___ Recorded data ___

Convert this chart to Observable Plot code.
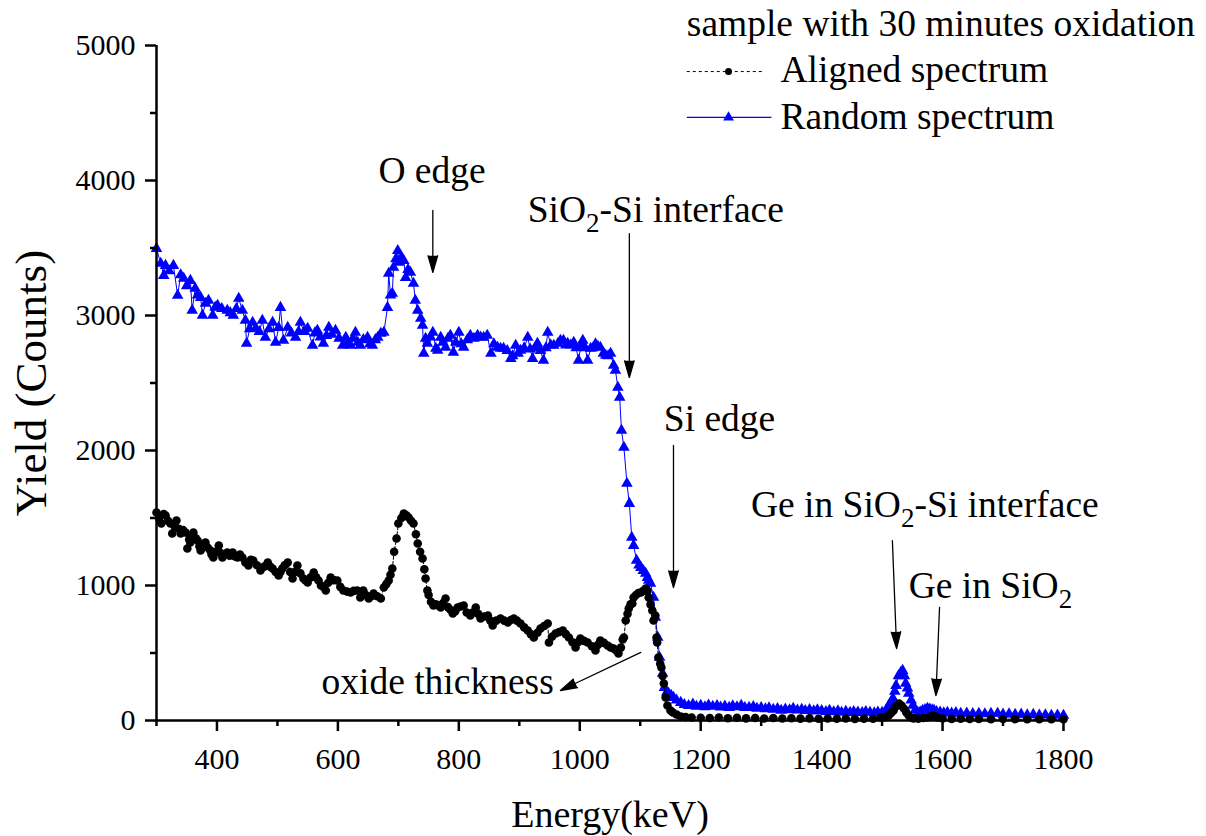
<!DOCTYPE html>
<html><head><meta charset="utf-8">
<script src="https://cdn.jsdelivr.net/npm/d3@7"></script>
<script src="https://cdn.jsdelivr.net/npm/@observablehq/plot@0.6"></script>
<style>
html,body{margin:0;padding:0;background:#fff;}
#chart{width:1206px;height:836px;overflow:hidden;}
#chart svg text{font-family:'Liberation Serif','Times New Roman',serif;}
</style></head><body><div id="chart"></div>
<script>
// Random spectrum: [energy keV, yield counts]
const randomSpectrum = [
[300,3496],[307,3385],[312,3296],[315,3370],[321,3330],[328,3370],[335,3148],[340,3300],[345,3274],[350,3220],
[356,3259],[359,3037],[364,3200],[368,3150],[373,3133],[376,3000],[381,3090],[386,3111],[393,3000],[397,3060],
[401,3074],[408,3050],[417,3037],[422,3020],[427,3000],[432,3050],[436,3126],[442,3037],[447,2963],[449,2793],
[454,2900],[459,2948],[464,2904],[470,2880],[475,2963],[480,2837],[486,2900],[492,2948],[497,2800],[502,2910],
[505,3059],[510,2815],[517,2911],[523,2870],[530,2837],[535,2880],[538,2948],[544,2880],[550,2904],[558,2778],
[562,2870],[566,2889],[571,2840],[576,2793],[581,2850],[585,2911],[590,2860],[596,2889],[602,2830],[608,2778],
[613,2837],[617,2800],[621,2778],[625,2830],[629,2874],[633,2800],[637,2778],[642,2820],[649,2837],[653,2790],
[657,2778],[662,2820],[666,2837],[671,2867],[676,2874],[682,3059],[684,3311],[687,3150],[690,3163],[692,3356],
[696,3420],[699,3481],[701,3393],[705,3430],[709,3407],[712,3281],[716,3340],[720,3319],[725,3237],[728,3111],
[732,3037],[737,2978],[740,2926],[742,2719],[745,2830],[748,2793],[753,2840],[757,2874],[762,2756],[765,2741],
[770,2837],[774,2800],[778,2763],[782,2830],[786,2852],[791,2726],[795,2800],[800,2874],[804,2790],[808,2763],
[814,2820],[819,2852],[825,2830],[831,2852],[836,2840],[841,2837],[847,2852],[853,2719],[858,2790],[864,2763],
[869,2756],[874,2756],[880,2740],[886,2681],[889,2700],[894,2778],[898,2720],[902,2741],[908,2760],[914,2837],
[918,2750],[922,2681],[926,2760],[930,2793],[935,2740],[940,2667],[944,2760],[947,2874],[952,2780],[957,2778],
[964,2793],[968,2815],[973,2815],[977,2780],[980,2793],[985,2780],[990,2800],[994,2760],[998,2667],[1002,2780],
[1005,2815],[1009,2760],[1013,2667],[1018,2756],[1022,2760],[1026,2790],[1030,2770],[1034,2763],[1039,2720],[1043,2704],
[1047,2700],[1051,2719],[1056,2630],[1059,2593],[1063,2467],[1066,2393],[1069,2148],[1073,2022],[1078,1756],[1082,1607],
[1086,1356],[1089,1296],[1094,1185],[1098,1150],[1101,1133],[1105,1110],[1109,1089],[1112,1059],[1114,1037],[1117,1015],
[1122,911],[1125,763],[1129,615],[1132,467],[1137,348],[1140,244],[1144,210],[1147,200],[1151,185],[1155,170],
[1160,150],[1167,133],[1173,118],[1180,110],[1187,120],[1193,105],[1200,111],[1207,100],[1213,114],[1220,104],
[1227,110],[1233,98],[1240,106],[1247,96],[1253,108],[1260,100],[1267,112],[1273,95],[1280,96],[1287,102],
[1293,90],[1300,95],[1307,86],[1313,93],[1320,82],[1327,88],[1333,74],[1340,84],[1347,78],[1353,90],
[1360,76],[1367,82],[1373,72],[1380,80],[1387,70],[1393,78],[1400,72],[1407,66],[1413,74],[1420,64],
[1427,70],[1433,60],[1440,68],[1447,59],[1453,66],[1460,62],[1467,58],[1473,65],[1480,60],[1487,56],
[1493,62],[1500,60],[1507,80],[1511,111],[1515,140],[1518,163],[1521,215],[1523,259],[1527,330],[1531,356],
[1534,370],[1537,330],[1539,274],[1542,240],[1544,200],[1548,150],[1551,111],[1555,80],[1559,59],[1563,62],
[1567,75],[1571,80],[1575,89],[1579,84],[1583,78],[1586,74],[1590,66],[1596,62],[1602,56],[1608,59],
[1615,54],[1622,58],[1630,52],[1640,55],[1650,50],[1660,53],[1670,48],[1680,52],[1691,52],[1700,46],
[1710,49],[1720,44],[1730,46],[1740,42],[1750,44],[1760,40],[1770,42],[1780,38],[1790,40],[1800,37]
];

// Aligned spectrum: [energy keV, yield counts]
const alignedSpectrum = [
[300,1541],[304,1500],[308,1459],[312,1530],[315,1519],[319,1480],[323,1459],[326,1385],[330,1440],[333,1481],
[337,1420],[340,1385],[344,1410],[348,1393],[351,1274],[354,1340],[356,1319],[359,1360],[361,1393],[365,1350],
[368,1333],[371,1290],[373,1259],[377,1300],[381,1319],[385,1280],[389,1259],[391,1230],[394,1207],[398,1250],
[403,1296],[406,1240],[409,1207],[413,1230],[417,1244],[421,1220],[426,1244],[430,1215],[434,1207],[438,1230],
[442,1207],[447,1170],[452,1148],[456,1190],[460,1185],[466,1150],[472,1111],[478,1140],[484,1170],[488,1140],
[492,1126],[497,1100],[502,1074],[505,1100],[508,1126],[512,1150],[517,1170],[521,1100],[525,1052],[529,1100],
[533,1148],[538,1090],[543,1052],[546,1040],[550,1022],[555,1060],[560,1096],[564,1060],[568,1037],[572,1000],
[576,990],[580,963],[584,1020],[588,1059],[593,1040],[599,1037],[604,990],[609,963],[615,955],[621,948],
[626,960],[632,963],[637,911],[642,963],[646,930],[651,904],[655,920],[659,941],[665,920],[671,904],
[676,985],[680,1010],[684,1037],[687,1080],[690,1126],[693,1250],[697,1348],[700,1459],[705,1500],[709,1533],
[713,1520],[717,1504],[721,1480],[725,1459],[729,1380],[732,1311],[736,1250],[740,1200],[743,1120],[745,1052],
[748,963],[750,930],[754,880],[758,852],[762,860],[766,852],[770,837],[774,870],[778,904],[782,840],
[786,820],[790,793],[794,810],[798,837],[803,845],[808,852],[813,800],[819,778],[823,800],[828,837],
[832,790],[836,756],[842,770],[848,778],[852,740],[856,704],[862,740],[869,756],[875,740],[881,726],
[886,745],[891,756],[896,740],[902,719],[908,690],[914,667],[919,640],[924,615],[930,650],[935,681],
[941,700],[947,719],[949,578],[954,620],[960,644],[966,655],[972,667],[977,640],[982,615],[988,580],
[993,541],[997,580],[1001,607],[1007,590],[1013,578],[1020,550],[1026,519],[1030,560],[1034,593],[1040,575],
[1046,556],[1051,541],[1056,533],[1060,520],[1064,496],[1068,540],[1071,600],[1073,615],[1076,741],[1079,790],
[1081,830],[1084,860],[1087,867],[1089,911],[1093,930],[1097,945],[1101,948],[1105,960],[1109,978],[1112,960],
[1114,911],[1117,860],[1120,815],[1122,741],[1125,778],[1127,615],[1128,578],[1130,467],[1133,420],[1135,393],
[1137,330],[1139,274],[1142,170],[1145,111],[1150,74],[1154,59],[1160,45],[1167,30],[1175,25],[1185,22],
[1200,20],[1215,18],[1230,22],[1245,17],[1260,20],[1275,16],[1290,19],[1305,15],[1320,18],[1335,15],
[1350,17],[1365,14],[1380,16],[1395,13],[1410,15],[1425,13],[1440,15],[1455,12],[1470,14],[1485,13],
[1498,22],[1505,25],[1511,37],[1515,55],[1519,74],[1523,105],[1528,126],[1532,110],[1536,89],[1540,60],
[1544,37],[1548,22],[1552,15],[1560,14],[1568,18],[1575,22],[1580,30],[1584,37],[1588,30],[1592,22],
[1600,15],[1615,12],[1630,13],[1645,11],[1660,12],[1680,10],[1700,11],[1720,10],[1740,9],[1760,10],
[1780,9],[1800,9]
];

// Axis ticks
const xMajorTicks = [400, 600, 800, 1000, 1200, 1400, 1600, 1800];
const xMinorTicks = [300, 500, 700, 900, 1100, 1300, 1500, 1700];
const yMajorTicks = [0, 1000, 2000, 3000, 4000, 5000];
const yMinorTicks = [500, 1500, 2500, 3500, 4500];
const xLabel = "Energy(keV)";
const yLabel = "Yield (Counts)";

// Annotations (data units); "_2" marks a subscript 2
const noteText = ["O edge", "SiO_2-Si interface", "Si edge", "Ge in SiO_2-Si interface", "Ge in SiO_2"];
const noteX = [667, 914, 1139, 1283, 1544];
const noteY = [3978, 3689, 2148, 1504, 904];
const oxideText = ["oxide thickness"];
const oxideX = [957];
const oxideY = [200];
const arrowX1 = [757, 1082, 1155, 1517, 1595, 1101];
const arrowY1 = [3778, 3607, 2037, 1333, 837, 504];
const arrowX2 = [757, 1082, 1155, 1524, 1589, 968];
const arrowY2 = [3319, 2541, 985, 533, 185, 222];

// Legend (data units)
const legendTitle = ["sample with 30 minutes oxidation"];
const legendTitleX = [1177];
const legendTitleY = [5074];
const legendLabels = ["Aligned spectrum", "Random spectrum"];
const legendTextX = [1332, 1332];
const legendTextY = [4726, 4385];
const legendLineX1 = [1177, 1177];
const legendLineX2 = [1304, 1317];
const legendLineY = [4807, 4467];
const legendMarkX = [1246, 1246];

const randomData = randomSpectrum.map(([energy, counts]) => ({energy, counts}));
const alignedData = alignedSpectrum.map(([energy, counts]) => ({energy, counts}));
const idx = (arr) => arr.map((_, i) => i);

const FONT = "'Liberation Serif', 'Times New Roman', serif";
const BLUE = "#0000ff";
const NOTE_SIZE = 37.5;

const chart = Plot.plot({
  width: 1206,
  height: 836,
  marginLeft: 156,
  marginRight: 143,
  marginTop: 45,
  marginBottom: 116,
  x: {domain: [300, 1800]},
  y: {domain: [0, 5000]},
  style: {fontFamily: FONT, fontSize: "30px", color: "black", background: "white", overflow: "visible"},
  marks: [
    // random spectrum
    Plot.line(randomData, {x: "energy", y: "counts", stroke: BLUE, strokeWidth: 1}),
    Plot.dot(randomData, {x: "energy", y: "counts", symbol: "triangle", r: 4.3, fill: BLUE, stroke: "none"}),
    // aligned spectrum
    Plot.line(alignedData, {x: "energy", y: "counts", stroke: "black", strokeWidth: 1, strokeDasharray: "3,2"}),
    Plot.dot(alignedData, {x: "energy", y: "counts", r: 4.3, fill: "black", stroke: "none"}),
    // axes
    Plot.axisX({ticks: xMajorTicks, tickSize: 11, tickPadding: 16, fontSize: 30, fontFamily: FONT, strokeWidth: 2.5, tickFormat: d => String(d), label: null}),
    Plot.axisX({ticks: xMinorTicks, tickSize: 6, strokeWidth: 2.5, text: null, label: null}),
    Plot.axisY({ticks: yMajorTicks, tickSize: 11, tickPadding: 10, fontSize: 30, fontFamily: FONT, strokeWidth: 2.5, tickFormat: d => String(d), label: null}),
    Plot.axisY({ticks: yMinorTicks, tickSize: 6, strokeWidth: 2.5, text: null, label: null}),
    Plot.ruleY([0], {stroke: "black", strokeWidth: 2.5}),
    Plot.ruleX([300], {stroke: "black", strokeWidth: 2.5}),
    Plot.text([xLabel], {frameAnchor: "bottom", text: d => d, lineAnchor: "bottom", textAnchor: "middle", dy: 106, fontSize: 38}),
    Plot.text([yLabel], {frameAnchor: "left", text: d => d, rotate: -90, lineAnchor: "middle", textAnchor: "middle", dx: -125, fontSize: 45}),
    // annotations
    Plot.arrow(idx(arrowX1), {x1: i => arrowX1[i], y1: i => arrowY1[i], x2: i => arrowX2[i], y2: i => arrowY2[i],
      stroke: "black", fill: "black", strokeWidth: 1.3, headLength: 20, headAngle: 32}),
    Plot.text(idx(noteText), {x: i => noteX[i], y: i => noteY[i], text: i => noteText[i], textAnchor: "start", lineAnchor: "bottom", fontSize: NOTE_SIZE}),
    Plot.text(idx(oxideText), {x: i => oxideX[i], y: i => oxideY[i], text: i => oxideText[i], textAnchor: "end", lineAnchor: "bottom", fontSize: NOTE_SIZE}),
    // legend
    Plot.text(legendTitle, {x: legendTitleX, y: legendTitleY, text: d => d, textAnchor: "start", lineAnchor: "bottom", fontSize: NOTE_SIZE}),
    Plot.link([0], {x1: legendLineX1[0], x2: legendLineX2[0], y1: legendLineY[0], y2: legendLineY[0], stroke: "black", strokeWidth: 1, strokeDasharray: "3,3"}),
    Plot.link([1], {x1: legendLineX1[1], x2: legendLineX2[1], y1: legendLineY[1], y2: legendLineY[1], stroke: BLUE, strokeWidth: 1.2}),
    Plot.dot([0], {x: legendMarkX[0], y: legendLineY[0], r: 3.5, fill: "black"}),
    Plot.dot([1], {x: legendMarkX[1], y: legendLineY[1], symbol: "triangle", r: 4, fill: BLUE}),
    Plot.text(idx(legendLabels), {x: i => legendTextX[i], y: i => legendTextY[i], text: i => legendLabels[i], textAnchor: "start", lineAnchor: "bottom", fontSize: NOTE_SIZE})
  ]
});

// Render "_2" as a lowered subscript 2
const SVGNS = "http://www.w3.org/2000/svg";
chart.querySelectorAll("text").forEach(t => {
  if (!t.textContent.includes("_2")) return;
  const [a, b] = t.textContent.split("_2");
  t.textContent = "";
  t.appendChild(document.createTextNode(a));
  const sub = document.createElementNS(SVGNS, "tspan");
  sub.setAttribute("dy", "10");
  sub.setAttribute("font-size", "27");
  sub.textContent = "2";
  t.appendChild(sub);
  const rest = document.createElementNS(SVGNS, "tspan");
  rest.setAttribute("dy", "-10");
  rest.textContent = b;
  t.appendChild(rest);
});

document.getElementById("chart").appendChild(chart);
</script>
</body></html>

___

**Exercise instructions**
Which lines include "chart"? Copy each of them out.

**Response to this exercise**
Convert this chart to Observable Plot code.
#chart{width:1206px;height:836px;overflow:hidden;}
#chart svg text{font-family:'Liberation Serif','Times New Roman',serif;}
</style></head><body><div id="chart"></div>
const chart = Plot.plot({
chart.querySelectorAll("text").forEach(t => {
document.getElementById("chart").appendChild(chart);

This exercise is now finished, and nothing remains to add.